One motorcycle immobiliser, made by Meta Systems, model M53T, fitted to the mini-Beemer at three months old, in September 2004.
I don't like alarms and immobilisers for bikes. Give me a big, tough chain and a disc lock any day. Let's dismiss alarms first. They don't work. Any vehicle with an alarm sounding is merely an irritant for everyone in earshot. No-one pays them the slightest attention any more. They assume it's faulty, or the result of a gust of wind, and they walk on by. Experiments have shown that it is possible for two men to physically lift a parked motorcycle into the back of a white van, on a crowded street, with the alarm shrieking away, and no-one will do anything at all about it. Especially if the van has 'Mick's Motorcycle Repairs' Dulux-brushed on the side. So there is no point whatsoever in having an alarm on your bike, except perhaps if you have to park it on the street outside your house. You will know the bike is being nicked, but you are then faced with the choice of staying indoors like a wimp, or going outside and getting killed. I'd rather remain ignorant, thanks.
Immobilisers should be better, and insurers do like them. You stop the bike, take out the key, and walk away. 45 seconds later, the immobiliser self-arms, and no-one can start the bike. Not ever. These things are so fiendishly complicated that it takes a PhD in Applied Electronics to even touch the wires. Er, no. I have just removed the immobiliser from the GS. It took me three hours, and most of that time was spent in taking off the bodywork and air filter housing to get at the wiring, something I had not done before, and which was accomplished with a Haynes manual in one hand and a can of Blackthorn in the other. To someone who has done it before and is both familiar with the bike and quick with a soldering iron, and I would reckon 15 minutes, tops.

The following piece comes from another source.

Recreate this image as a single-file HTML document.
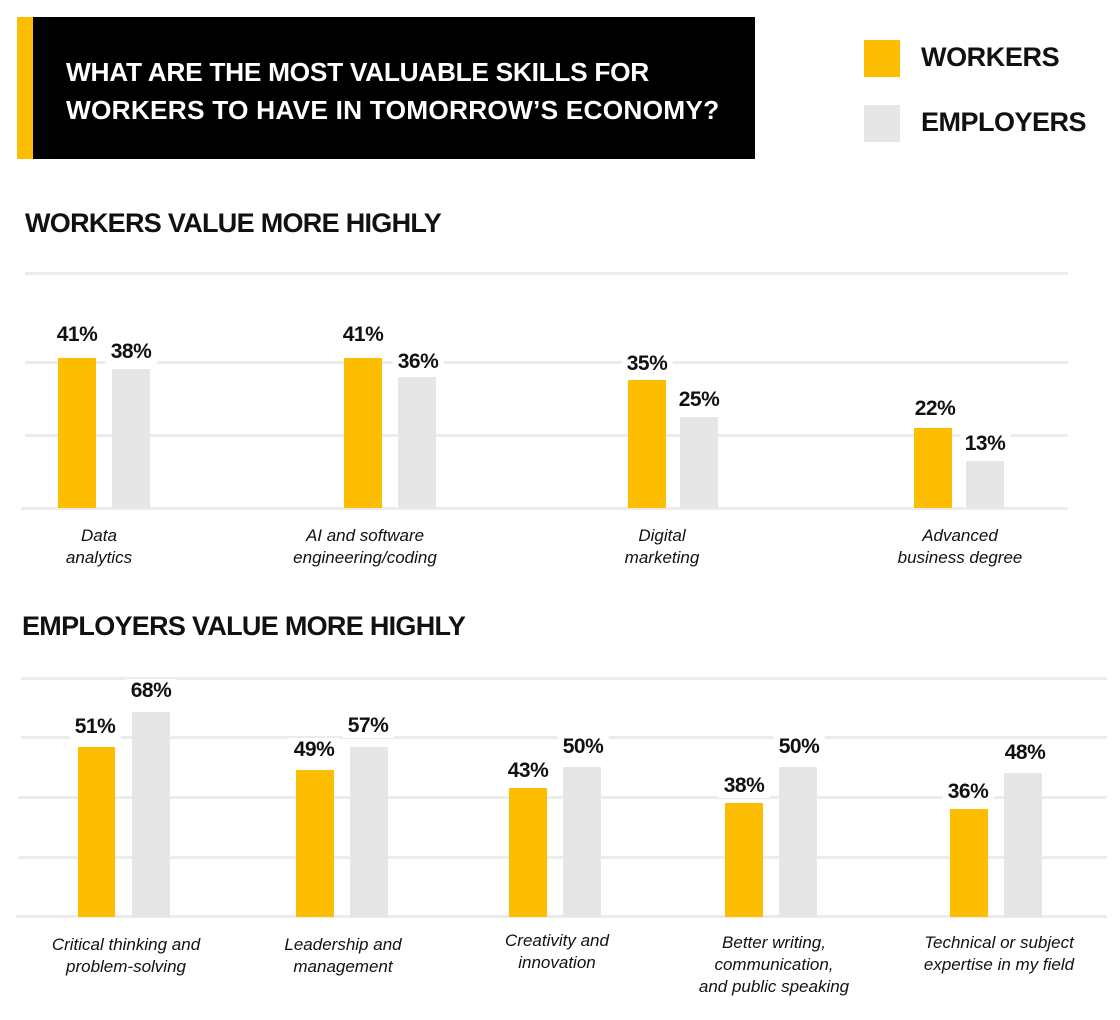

And they go wrong. Oh yes they do. Bike forums are filled with horror stories of bikes with a myriad of mysterious complaints (mainly, It Doesn't Go) which are cured by ripping the damned immobiliser out. And what if the immobiliser goes faulty while you are riding? This one cuts (or, rather, cut) the 12V supply to the fuel pump and coil. Imagine being in the middle of a fast corner, on the edge of the tyres, and suddenly no power. On any bike, you are in a heap of trouble. On a big single, that's you upside-down in the hedge, that is.
But, worse than that, this one at least was a complete pain in the arse to use on a daily basis. It came with a little fob which attached to the key ring, about the size of a USB thumb drive. Here was the procedure if you wanted to actually go anywhere:
- Press the brake pedal.
- Wipe the fob across the bodywork over the hidden sensor.
- Put the key in.
- Start the bike.
Sounds not-too-bad, although I wonder who, in the concept meeting at Meta Systems, thought that putting the rider through that rigmarole every journey was a good idea. In reality, it was more 'entertaining':
- Put key in ignition out of habit.
- Remember and remove key.
- Bike on side-stand, so ready to mount from the left.
- Remember the brake-pedal gimmick and go round to the other side.
- Press brake pedal.
- Ask self, was that hard enough?
- Press brake pedal again.
- Hold key-ring so that little fob thing is sticking out.
- Drop key-ring, take gloves off, retrieve, try again.
- Wipe fob against dash plastics.
- Wipe fob again much more widely and vigorously, as uncertain of exact location of sensor.
- Return to left side of bike, ready to get on.
- Put key in ignition and switch on.
- All dash lights come on.
- Press starter button. Nothing.
- GOTO 4.
After three days of this, the death warrant for the immobiliser had been signed and passed to the Praetorian Guard. Today was my first free day in two weeks, and out it came. Here's the corpse:
I'm not going to go into detail here about how I did it, for obvious reasons. But let's just say that with some basic tools and a bit of common sense it was a pretty easy job.
I'll make an admission here (and see if anyone shouts "me too!"). I've been messing about with bikes and cars for over 40 years, and I'm reasonably confident that I know what I am doing and don't make major blunders. But every time I do something that involves crippling the vehicle (by which I mean, if I get it wrong it won't go until I swallow my pride and take it to a proper bloke) I still have a moment of apprehension when everything is back together and I press the starter for the first time.
And when it does fire up, I'm back to being the 14-year-old who was given a Triumph Tina scooter (total wreck, no bodywork, hadn't run in living memory) and made it go.